Begin

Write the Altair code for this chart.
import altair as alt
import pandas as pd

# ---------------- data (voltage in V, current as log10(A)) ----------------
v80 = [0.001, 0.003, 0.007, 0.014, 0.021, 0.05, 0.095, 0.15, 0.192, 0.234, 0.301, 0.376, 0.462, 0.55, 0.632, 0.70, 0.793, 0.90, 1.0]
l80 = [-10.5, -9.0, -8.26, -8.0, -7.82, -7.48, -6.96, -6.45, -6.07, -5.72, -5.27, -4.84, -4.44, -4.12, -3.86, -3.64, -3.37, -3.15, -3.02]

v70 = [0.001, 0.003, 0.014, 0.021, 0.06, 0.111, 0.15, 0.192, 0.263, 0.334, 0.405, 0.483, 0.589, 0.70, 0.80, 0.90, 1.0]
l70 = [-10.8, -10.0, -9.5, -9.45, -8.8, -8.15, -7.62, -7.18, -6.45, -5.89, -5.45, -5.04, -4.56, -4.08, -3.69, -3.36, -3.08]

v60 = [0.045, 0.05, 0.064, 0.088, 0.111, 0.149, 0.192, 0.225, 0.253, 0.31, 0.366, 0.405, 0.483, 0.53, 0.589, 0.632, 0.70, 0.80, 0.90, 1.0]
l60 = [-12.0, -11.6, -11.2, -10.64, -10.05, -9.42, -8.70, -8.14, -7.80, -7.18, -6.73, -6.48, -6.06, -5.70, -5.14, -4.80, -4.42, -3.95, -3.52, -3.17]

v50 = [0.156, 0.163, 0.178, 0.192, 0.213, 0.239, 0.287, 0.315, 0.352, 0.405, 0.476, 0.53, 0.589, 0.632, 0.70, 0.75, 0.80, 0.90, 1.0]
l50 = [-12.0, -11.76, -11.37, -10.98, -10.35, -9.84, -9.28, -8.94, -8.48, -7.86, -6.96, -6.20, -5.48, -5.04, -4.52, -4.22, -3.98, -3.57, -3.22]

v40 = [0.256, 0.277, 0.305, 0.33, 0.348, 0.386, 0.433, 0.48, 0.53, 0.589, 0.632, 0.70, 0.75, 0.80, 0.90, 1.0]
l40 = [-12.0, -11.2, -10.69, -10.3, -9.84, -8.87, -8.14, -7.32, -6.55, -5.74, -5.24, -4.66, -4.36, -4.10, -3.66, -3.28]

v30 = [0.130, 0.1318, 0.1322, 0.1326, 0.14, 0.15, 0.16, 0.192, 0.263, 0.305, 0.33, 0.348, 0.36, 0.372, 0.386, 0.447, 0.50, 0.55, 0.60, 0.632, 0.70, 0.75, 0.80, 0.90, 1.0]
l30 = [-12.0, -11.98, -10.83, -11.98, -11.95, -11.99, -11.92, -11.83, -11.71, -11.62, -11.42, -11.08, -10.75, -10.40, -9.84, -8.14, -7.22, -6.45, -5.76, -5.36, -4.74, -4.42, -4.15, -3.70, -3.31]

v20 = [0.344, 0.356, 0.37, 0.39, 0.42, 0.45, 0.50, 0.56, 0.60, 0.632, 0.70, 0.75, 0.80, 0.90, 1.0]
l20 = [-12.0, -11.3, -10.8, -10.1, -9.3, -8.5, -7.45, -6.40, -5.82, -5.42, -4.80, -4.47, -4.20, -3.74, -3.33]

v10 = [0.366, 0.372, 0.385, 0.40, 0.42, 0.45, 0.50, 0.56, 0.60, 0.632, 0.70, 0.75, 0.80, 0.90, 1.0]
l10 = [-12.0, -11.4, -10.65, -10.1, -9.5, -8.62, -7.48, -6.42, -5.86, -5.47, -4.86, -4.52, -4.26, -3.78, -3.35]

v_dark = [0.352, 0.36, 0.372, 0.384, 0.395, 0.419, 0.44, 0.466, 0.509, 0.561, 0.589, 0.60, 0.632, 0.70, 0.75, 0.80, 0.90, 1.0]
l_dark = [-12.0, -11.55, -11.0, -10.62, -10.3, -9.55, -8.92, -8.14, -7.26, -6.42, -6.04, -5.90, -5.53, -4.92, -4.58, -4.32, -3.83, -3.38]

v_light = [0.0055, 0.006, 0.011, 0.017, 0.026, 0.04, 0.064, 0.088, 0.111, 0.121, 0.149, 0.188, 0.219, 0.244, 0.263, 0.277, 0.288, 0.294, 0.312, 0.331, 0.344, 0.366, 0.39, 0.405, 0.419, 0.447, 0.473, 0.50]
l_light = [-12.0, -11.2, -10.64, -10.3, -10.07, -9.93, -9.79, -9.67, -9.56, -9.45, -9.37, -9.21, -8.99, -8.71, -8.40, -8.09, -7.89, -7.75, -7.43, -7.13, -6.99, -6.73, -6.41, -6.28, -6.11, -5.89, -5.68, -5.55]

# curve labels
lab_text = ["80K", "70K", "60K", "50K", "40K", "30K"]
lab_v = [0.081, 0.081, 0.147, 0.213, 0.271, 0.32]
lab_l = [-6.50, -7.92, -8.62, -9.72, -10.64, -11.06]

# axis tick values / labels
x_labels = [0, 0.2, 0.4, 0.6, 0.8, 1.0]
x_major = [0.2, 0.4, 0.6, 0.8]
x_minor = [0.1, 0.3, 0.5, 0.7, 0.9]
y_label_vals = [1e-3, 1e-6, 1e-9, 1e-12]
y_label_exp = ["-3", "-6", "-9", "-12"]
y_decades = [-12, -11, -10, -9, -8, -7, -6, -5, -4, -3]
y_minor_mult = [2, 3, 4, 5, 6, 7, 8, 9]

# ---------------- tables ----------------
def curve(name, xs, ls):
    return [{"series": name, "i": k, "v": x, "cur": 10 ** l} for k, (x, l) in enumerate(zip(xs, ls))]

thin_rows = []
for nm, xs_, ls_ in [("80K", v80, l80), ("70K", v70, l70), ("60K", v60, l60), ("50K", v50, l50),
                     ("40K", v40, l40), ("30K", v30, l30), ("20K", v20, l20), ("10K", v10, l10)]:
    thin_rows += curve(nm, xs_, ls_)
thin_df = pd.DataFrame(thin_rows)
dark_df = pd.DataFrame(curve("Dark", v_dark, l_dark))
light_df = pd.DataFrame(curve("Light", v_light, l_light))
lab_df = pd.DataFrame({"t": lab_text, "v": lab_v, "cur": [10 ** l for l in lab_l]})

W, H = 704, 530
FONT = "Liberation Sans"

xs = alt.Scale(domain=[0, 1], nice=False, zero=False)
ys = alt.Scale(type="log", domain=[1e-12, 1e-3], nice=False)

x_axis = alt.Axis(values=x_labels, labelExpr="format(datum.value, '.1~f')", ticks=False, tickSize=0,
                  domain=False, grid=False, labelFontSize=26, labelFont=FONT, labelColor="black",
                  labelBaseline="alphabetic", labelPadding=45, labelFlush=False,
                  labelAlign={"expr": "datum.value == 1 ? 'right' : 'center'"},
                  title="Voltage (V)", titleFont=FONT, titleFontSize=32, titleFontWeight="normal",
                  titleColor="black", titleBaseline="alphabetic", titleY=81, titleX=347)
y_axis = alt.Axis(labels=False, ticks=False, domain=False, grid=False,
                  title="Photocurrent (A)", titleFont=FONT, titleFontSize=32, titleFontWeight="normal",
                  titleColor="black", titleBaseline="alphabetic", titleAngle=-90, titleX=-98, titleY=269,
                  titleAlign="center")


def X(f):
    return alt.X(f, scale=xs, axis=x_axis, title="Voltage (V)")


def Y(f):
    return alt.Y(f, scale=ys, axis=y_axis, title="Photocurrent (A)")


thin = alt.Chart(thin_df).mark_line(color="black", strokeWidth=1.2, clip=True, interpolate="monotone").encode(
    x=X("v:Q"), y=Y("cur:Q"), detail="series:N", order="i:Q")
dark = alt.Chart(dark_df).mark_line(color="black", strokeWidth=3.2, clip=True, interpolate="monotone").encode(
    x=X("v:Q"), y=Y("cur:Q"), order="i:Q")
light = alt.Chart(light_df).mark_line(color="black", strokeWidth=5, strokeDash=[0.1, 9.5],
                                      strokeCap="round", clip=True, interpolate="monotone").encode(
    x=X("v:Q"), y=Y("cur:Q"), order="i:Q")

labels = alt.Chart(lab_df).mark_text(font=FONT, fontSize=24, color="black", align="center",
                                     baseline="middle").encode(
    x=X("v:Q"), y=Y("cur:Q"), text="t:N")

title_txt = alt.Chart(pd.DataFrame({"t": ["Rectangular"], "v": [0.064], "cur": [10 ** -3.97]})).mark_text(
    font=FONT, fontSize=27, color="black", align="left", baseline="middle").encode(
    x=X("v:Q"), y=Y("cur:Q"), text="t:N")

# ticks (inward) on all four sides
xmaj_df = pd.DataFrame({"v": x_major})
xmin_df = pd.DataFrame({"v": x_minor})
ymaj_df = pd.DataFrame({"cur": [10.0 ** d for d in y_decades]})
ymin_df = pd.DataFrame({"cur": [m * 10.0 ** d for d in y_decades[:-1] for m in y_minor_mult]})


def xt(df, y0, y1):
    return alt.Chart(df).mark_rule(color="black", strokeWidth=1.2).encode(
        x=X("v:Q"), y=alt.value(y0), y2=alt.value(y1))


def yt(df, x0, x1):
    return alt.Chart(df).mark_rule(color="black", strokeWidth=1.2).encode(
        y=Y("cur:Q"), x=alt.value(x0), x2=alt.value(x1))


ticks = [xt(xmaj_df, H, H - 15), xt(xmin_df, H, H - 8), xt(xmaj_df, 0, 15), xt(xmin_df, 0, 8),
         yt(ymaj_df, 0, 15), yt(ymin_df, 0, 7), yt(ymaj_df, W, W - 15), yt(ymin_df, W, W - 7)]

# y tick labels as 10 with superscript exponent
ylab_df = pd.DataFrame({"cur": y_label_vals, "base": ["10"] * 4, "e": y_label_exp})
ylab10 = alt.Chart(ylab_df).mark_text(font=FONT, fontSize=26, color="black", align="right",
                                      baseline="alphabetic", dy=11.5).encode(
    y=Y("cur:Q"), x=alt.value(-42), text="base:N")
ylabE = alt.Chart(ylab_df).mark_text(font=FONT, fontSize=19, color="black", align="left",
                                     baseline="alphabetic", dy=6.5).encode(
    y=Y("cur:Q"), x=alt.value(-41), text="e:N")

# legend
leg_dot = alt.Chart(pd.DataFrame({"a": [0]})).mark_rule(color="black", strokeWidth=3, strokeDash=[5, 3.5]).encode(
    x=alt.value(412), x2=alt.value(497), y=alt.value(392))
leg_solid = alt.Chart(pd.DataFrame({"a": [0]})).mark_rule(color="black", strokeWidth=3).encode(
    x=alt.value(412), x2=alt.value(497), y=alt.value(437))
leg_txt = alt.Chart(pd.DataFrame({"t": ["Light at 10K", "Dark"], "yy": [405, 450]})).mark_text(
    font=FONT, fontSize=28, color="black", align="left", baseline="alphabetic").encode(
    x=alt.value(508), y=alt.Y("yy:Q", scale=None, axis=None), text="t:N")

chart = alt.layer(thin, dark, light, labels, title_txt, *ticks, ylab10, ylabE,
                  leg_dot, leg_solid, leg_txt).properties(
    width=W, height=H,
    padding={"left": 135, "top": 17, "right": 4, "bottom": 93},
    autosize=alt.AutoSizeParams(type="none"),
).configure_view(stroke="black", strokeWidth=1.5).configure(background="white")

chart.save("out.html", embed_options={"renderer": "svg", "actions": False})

End

• WHAT IS ASKED: Repeat the material word for word from its opening line up to and including the line containing "-3.95, -3.52, -3.17]".

• SOLUTION TO THE PROBLEM:
Write the Altair code for this chart.
import altair as alt
import pandas as pd

# ---------------- data (voltage in V, current as log10(A)) ----------------
v80 = [0.001, 0.003, 0.007, 0.014, 0.021, 0.05, 0.095, 0.15, 0.192, 0.234, 0.301, 0.376, 0.462, 0.55, 0.632, 0.70, 0.793, 0.90, 1.0]
l80 = [-10.5, -9.0, -8.26, -8.0, -7.82, -7.48, -6.96, -6.45, -6.07, -5.72, -5.27, -4.84, -4.44, -4.12, -3.86, -3.64, -3.37, -3.15, -3.02]

v70 = [0.001, 0.003, 0.014, 0.021, 0.06, 0.111, 0.15, 0.192, 0.263, 0.334, 0.405, 0.483, 0.589, 0.70, 0.80, 0.90, 1.0]
l70 = [-10.8, -10.0, -9.5, -9.45, -8.8, -8.15, -7.62, -7.18, -6.45, -5.89, -5.45, -5.04, -4.56, -4.08, -3.69, -3.36, -3.08]

v60 = [0.045, 0.05, 0.064, 0.088, 0.111, 0.149, 0.192, 0.225, 0.253, 0.31, 0.366, 0.405, 0.483, 0.53, 0.589, 0.632, 0.70, 0.80, 0.90, 1.0]
l60 = [-12.0, -11.6, -11.2, -10.64, -10.05, -9.42, -8.70, -8.14, -7.80, -7.18, -6.73, -6.48, -6.06, -5.70, -5.14, -4.80, -4.42, -3.95, -3.52, -3.17]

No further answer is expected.